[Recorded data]
• • • • • • •

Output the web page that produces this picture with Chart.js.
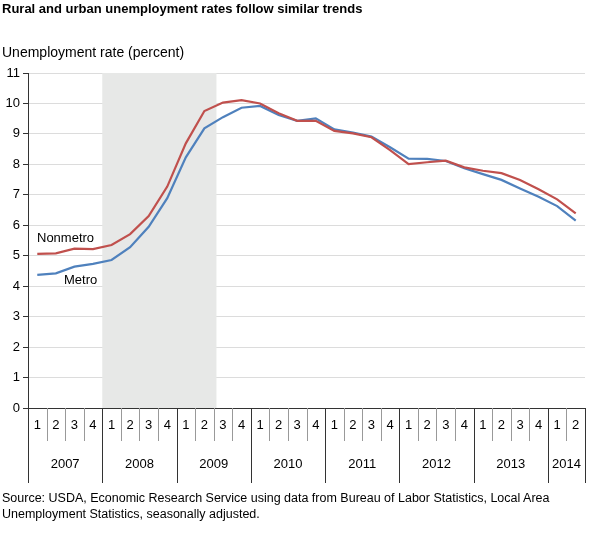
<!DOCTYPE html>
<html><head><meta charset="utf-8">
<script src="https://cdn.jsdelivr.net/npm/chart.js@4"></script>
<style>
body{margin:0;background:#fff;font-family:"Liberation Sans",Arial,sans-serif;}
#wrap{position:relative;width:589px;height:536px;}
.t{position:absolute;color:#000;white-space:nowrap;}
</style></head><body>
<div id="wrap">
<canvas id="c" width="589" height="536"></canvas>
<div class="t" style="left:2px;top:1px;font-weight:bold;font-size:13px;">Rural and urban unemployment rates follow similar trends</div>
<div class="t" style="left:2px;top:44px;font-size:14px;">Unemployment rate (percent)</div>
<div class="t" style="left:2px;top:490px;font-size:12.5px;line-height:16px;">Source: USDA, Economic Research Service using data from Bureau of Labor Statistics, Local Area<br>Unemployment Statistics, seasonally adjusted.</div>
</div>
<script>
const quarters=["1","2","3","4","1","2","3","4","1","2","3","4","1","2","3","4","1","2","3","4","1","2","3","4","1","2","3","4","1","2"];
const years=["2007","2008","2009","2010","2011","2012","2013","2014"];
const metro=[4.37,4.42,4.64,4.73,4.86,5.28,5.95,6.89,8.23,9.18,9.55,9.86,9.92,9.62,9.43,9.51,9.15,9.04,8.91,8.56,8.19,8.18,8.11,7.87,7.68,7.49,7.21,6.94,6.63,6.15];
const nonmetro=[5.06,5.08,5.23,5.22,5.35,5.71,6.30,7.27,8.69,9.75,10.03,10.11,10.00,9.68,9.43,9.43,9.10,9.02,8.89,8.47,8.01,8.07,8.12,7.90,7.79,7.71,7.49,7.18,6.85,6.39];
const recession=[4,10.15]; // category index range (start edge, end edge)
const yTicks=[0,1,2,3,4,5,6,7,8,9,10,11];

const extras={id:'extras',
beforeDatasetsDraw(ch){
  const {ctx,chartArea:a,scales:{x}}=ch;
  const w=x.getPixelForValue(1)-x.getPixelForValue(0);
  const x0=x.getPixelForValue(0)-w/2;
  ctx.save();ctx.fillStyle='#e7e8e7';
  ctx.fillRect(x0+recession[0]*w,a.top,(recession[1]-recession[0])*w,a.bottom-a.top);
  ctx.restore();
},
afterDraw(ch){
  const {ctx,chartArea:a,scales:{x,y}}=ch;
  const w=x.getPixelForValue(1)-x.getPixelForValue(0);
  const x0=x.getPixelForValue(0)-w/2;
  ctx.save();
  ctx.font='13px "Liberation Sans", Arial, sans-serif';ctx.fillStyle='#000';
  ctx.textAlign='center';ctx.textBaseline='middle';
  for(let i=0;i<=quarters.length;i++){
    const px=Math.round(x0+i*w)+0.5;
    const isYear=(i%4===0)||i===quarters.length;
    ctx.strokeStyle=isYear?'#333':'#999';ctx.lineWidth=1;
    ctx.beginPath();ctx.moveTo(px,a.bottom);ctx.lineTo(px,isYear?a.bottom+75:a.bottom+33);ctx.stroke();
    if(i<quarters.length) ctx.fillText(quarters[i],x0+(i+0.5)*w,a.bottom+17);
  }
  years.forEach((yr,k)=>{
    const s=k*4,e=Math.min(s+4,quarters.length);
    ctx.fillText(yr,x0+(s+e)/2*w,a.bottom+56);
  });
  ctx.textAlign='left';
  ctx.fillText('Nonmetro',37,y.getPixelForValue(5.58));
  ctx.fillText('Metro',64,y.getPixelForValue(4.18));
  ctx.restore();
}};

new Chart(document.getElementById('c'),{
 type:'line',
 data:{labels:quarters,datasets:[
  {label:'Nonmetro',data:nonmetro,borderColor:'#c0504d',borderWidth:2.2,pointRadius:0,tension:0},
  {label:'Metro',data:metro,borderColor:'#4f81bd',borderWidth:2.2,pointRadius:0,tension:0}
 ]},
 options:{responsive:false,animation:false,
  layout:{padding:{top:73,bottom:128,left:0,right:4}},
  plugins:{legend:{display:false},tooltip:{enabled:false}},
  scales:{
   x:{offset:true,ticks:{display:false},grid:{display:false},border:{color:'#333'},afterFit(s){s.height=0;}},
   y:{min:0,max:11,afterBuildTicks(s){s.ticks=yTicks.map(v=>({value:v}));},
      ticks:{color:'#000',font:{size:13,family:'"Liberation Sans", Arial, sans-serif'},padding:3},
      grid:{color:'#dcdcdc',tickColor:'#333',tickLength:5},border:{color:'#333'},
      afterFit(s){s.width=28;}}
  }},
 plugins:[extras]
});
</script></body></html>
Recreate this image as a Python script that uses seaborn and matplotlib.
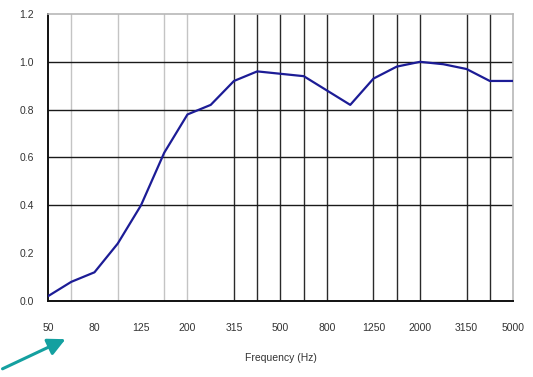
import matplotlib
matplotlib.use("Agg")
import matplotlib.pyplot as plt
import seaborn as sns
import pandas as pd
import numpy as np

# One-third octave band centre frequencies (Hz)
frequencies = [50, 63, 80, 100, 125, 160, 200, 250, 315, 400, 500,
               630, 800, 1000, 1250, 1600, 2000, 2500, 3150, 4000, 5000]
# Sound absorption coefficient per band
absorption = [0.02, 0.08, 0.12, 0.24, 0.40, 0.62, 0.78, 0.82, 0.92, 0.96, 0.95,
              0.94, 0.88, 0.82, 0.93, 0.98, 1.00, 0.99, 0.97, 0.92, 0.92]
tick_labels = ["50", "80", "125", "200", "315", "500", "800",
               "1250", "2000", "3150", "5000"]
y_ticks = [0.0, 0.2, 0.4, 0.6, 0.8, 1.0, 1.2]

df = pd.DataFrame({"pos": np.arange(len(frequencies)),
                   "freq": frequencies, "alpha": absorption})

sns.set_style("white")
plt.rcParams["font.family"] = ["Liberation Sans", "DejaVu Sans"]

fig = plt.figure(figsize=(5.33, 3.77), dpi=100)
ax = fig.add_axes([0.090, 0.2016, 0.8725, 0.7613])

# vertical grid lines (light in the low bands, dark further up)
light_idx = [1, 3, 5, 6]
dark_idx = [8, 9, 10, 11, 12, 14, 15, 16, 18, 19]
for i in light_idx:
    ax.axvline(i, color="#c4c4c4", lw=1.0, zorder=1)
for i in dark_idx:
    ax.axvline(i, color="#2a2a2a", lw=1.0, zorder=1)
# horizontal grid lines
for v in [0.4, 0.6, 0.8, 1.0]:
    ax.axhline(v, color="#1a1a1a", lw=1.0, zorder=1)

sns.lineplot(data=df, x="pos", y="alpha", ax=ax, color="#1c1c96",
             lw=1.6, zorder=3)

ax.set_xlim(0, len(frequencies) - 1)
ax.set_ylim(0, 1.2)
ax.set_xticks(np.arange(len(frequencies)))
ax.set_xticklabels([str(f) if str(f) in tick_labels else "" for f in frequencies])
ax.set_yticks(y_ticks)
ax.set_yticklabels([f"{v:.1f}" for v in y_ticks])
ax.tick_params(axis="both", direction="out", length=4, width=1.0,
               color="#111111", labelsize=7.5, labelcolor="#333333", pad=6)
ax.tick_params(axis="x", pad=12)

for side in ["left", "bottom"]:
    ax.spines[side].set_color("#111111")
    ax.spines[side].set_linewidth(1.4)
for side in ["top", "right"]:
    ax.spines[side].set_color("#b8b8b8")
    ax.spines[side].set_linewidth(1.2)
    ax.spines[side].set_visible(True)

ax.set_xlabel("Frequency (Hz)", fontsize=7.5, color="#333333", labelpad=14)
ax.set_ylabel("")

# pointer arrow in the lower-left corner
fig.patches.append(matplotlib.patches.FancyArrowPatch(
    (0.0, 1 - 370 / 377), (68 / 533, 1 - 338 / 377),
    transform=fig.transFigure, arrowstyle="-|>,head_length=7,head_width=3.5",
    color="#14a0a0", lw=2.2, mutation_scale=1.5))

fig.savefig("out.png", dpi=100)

• • • • • • •

▶ **Exercise prompt**: Return exactly what appears from the opening line of the material through the line with "const yTicks=[0,1,2,3,4,5,6,7,8,9,10,11];", apart from the pictures.

▶ **The solution**:
Output the web page that produces this picture with Chart.js.
<!DOCTYPE html>
<html><head><meta charset="utf-8">
<script src="https://cdn.jsdelivr.net/npm/chart.js@4"></script>
<style>
body{margin:0;background:#fff;font-family:"Liberation Sans",Arial,sans-serif;}
#wrap{position:relative;width:589px;height:536px;}
.t{position:absolute;color:#000;white-space:nowrap;}
</style></head><body>
<div id="wrap">
<canvas id="c" width="589" height="536"></canvas>
<div class="t" style="left:2px;top:1px;font-weight:bold;font-size:13px;">Rural and urban unemployment rates follow similar trends</div>
<div class="t" style="left:2px;top:44px;font-size:14px;">Unemployment rate (percent)</div>
<div class="t" style="left:2px;top:490px;font-size:12.5px;line-height:16px;">Source: USDA, Economic Research Service using data from Bureau of Labor Statistics, Local Area<br>Unemployment Statistics, seasonally adjusted.</div>
</div>
<script>
const quarters=["1","2","3","4","1","2","3","4","1","2","3","4","1","2","3","4","1","2","3","4","1","2","3","4","1","2","3","4","1","2"];
const years=["2007","2008","2009","2010","2011","2012","2013","2014"];
const metro=[4.37,4.42,4.64,4.73,4.86,5.28,5.95,6.89,8.23,9.18,9.55,9.86,9.92,9.62,9.43,9.51,9.15,9.04,8.91,8.56,8.19,8.18,8.11,7.87,7.68,7.49,7.21,6.94,6.63,6.15];
const nonmetro=[5.06,5.08,5.23,5.22,5.35,5.71,6.30,7.27,8.69,9.75,10.03,10.11,10.00,9.68,9.43,9.43,9.10,9.02,8.89,8.47,8.01,8.07,8.12,7.90,7.79,7.71,7.49,7.18,6.85,6.39];
const recession=[4,10.15]; // category index range (start edge, end edge)
const yTicks=[0,1,2,3,4,5,6,7,8,9,10,11];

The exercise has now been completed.